### [Given instruction]
Copy out each line exactly; pictures stay out of the copy.

######

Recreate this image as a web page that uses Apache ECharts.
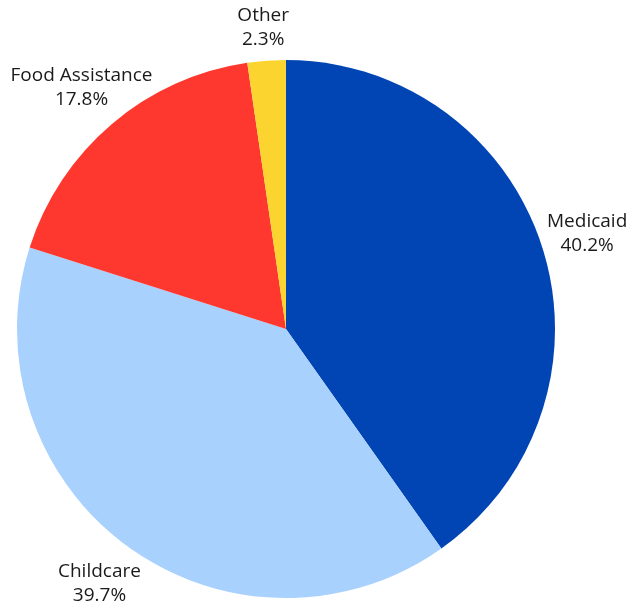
<!DOCTYPE html>
<html>
<head>
<meta charset="utf-8">
<script src="https://cdn.jsdelivr.net/npm/echarts@6/dist/echarts.min.js"></script>
<style>
html,body{margin:0;padding:0;background:#fff;}
#chart{width:626px;height:610px;}
</style>
</head>
<body>
<div id="chart"></div>
<script>
const categories = ['Medicaid', 'Childcare', 'Food Assistance', 'Other'];
const values = [40.2, 39.7, 17.8, 2.3];
const colors = ['#0145B4', '#A9D1FD', '#FE382E', '#FBD42F'];

const chart = echarts.init(document.getElementById('chart'), null, {renderer: 'canvas'});
const data = categories.map((n, i) => ({name: n, value: values[i]}));
// small slices sit a little closer to the pie
const labelData = categories.map((n, i) => ({
  name: n,
  value: values[i],
  label: values[i] < 5 ? {offset: [0, 14]} : {}
}));

chart.setOption({
  animation: false,
  color: colors,
  series: [
    {
      type: 'pie',
      center: [286, 329],
      radius: [0, 269],
      startAngle: 90,
      clockwise: true,
      silent: true,
      label: {show: false},
      labelLine: {show: false},
      itemStyle: {borderWidth: 0},
      data: data
    },
    {
      type: 'pie',
      center: [286, 329],
      radius: [292, 334],
      startAngle: 90,
      clockwise: true,
      silent: true,
      itemStyle: {color: 'rgba(0,0,0,0)', borderWidth: 0},
      label: {
        show: true,
        position: 'inside',
        formatter: p => p.name + '\n' + p.value.toFixed(1) + '%',
        color: '#1a1a1a',
        fontFamily: 'Open Sans',
        fontSize: 19,
        lineHeight: 24,
        align: 'center'
      },
      labelLine: {show: false},
      data: labelData
    }
  ]
});
</script>
</body>
</html>
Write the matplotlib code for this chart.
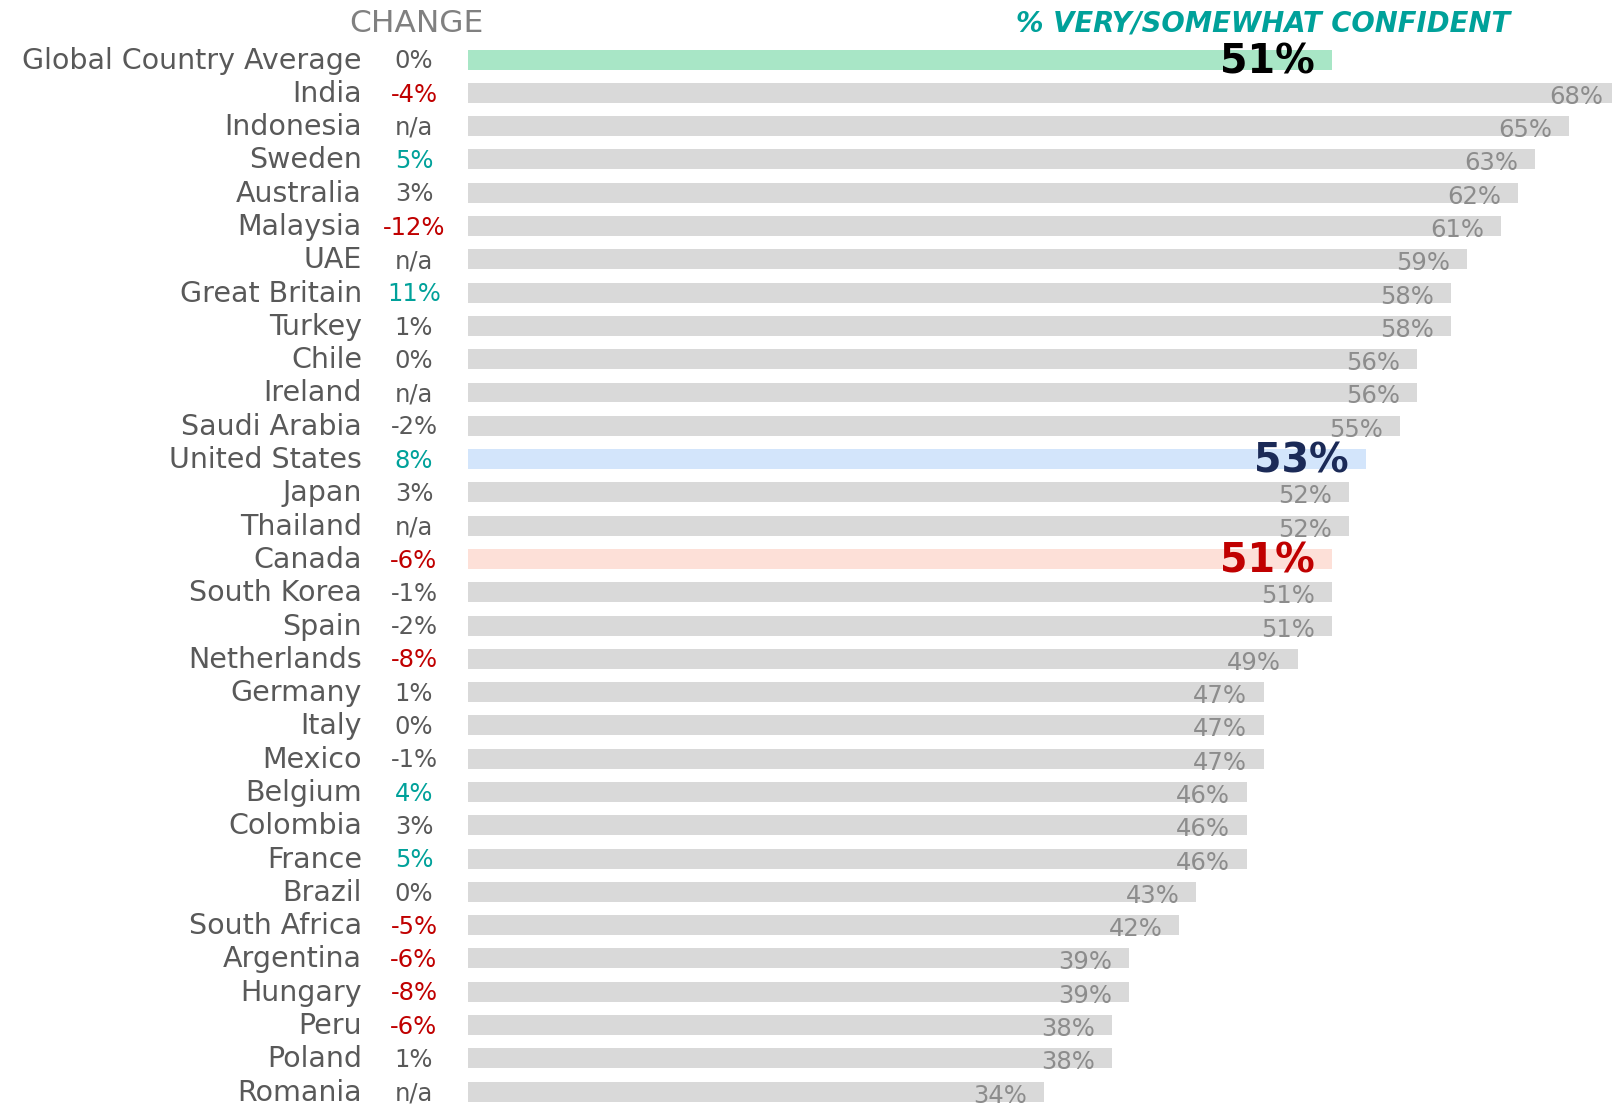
import matplotlib
matplotlib.use("Agg")
import matplotlib.pyplot as plt
from matplotlib.transforms import blended_transform_factory

countries = ["Global Country Average", "India", "Indonesia", "Sweden", "Australia", "Malaysia",
             "UAE", "Great Britain", "Turkey", "Chile", "Ireland", "Saudi Arabia",
             "United States", "Japan", "Thailand", "Canada", "South Korea", "Spain",
             "Netherlands", "Germany", "Italy", "Mexico", "Belgium", "Colombia", "France",
             "Brazil", "South Africa", "Argentina", "Hungary", "Peru", "Poland", "Romania"]
values = [51, 68, 65, 63, 62, 61, 59, 58, 58, 56, 56, 55, 53, 52, 52, 51, 51, 51, 49,
          47, 47, 47, 46, 46, 46, 43, 42, 39, 39, 38, 38, 34]
changes = ["0%", "-4%", "n/a", "5%", "3%", "-12%", "n/a", "11%", "1%", "0%", "n/a", "-2%",
           "8%", "3%", "n/a", "-6%", "-1%", "-2%", "-8%", "1%", "0%", "-1%", "4%", "3%",
           "5%", "0%", "-5%", "-6%", "-8%", "-6%", "1%", "n/a"]

RED = "#c00000"
TEAL = "#00a19a"
GREY_T = "#595959"

def change_color(c):
    if c == "n/a":
        return GREY_T
    v = int(c.rstrip("%"))
    if v <= -4:
        return RED
    if v >= 4:
        return TEAL
    return GREY_T

highlight = {
    "Global Country Average": ("#a8e6c6", "#000000"),
    "United States": ("#d3e5fb", "#1b2a57"),
    "Canada": ("#fde0d8", RED),
}

plt.rcParams["font.family"] = ["DejaVu Sans"]

W, H = 1612, 1106
fig = plt.figure(figsize=(W / 100, H / 100), dpi=100)
x0 = 468
px_per_unit = 16.94
ax = fig.add_axes([x0 / W, 0, (W - x0) / W, 1])
ax.set_xlim(0, (W - x0) / px_per_unit)
row0 = 59.6
step = 33.29
ax.set_ylim((H - row0) / step, -row0 / step)
ax.axis("off")

n = len(countries)
ys = list(range(n))
bar_colors = [highlight.get(c, ("#d9d9d9", None))[0] for c in countries]
ax.barh(ys, values, height=0.6, color=bar_colors, clip_on=False)

trans = blended_transform_factory(fig.transFigure, ax.transData)
for i, (c, v, ch) in enumerate(zip(countries, values, changes)):
    ax.text(362 / W, i + 0.03, c, transform=trans, ha="right", va="center",
            fontsize=20.5, color=GREY_T)
    ax.text(414 / W, i + 0.05, ch, transform=trans, ha="center", va="center",
            fontsize=17.5, color=change_color(ch))
    if c in highlight:
        ax.text(v - 1.0, i + 0.08, f"{v}%", ha="right", va="center", fontsize=28.5,
                fontweight="bold", color=highlight[c][1], clip_on=False)
    else:
        ax.text(v - 1.0, i + 0.12, f"{v}%", ha="right", va="center", fontsize=17.5,
                color="#8c8c8c", clip_on=False)

fig.text(416 / W, 1 - 23 / H, "CHANGE", ha="center", va="center", fontsize=22.5,
         color="#808080")
fig.text(1263 / W, 1 - 23 / H, "% VERY/SOMEWHAT CONFIDENT", ha="center", va="center",
         fontsize=19.8, color=TEAL, fontweight="bold", fontstyle="italic")

fig.savefig("out.png", dpi=100)
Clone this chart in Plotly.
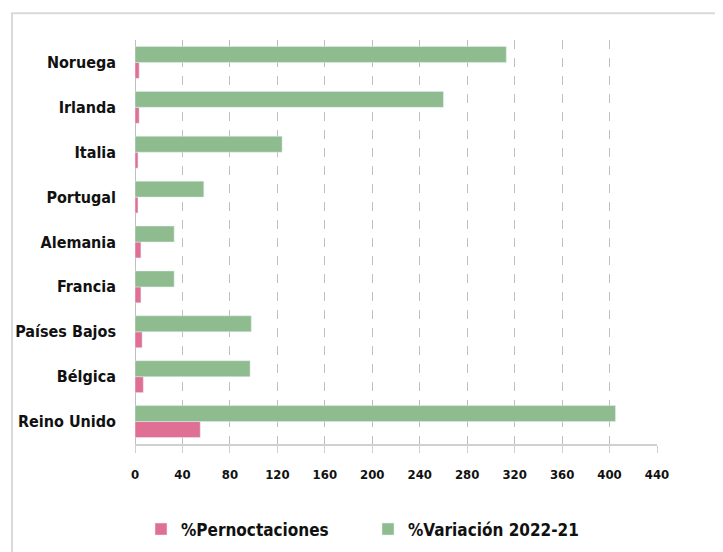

######

### [Task solution]
Recreate this image as a web page that uses Apache ECharts.
<!DOCTYPE html>
<html>
<head>
<meta charset="utf-8">
<script src="https://cdn.jsdelivr.net/npm/echarts@6/dist/echarts.min.js"></script>
<style>
html,body{margin:0;padding:0;background:#fff;}
#chart{width:626px;height:610px;}
</style>
</head>
<body>
<div id="chart"></div>
<script>
const categories = ['Medicaid', 'Childcare', 'Food Assistance', 'Other'];
const values = [40.2, 39.7, 17.8, 2.3];
const colors = ['#0145B4', '#A9D1FD', '#FE382E', '#FBD42F'];

const chart = echarts.init(document.getElementById('chart'), null, {renderer: 'canvas'});
const data = categories.map((n, i) => ({name: n, value: values[i]}));
// small slices sit a little closer to the pie
const labelData = categories.map((n, i) => ({
  name: n,
  value: values[i],
  label: values[i] < 5 ? {offset: [0, 14]} : {}
}));

chart.setOption({
  animation: false,
  color: colors,
  series: [
    {
      type: 'pie',
      center: [286, 329],
      radius: [0, 269],
      startAngle: 90,
      clockwise: true,
      silent: true,
      label: {show: false},
      labelLine: {show: false},
      itemStyle: {borderWidth: 0},
      data: data
    },
    {
      type: 'pie',
      center: [286, 329],
      radius: [292, 334],
      startAngle: 90,
      clockwise: true,
      silent: true,
      itemStyle: {color: 'rgba(0,0,0,0)', borderWidth: 0},
      label: {
        show: true,
        position: 'inside',
        formatter: p => p.name + '\n' + p.value.toFixed(1) + '%',
        color: '#1a1a1a',
        fontFamily: 'Open Sans',
        fontSize: 19,
        lineHeight: 24,
        align: 'center'
      },
      labelLine: {show: false},
      data: labelData
    }
  ]
});
</script>
</body>
</html>
Write the matplotlib code for this chart.
import matplotlib
matplotlib.use("Agg")
import matplotlib.pyplot as plt
from matplotlib.transforms import blended_transform_factory

countries = ["Global Country Average", "India", "Indonesia", "Sweden", "Australia", "Malaysia",
             "UAE", "Great Britain", "Turkey", "Chile", "Ireland", "Saudi Arabia",
             "United States", "Japan", "Thailand", "Canada", "South Korea", "Spain",
             "Netherlands", "Germany", "Italy", "Mexico", "Belgium", "Colombia", "France",
             "Brazil", "South Africa", "Argentina", "Hungary", "Peru", "Poland", "Romania"]
values = [51, 68, 65, 63, 62, 61, 59, 58, 58, 56, 56, 55, 53, 52, 52, 51, 51, 51, 49,
          47, 47, 47, 46, 46, 46, 43, 42, 39, 39, 38, 38, 34]
changes = ["0%", "-4%", "n/a", "5%", "3%", "-12%", "n/a", "11%", "1%", "0%", "n/a", "-2%",
           "8%", "3%", "n/a", "-6%", "-1%", "-2%", "-8%", "1%", "0%", "-1%", "4%", "3%",
           "5%", "0%", "-5%", "-6%", "-8%", "-6%", "1%", "n/a"]

RED = "#c00000"
TEAL = "#00a19a"
GREY_T = "#595959"

def change_color(c):
    if c == "n/a":
        return GREY_T
    v = int(c.rstrip("%"))
    if v <= -4:
        return RED
    if v >= 4:
        return TEAL
    return GREY_T

highlight = {
    "Global Country Average": ("#a8e6c6", "#000000"),
    "United States": ("#d3e5fb", "#1b2a57"),
    "Canada": ("#fde0d8", RED),
}

plt.rcParams["font.family"] = ["DejaVu Sans"]

W, H = 1612, 1106
fig = plt.figure(figsize=(W / 100, H / 100), dpi=100)
x0 = 468
px_per_unit = 16.94
ax = fig.add_axes([x0 / W, 0, (W - x0) / W, 1])
ax.set_xlim(0, (W - x0) / px_per_unit)
row0 = 59.6
step = 33.29
ax.set_ylim((H - row0) / step, -row0 / step)
ax.axis("off")

n = len(countries)
ys = list(range(n))
bar_colors = [highlight.get(c, ("#d9d9d9", None))[0] for c in countries]
ax.barh(ys, values, height=0.6, color=bar_colors, clip_on=False)

trans = blended_transform_factory(fig.transFigure, ax.transData)
for i, (c, v, ch) in enumerate(zip(countries, values, changes)):
    ax.text(362 / W, i + 0.03, c, transform=trans, ha="right", va="center",
            fontsize=20.5, color=GREY_T)
    ax.text(414 / W, i + 0.05, ch, transform=trans, ha="center", va="center",
            fontsize=17.5, color=change_color(ch))
    if c in highlight:
        ax.text(v - 1.0, i + 0.08, f"{v}%", ha="right", va="center", fontsize=28.5,
                fontweight="bold", color=highlight[c][1], clip_on=False)
    else:
        ax.text(v - 1.0, i + 0.12, f"{v}%", ha="right", va="center", fontsize=17.5,
                color="#8c8c8c", clip_on=False)

fig.text(416 / W, 1 - 23 / H, "CHANGE", ha="center", va="center", fontsize=22.5,
         color="#808080")
fig.text(1263 / W, 1 - 23 / H, "% VERY/SOMEWHAT CONFIDENT", ha="center", va="center",
         fontsize=19.8, color=TEAL, fontweight="bold", fontstyle="italic")

fig.savefig("out.png", dpi=100)
Clone this chart in Plotly.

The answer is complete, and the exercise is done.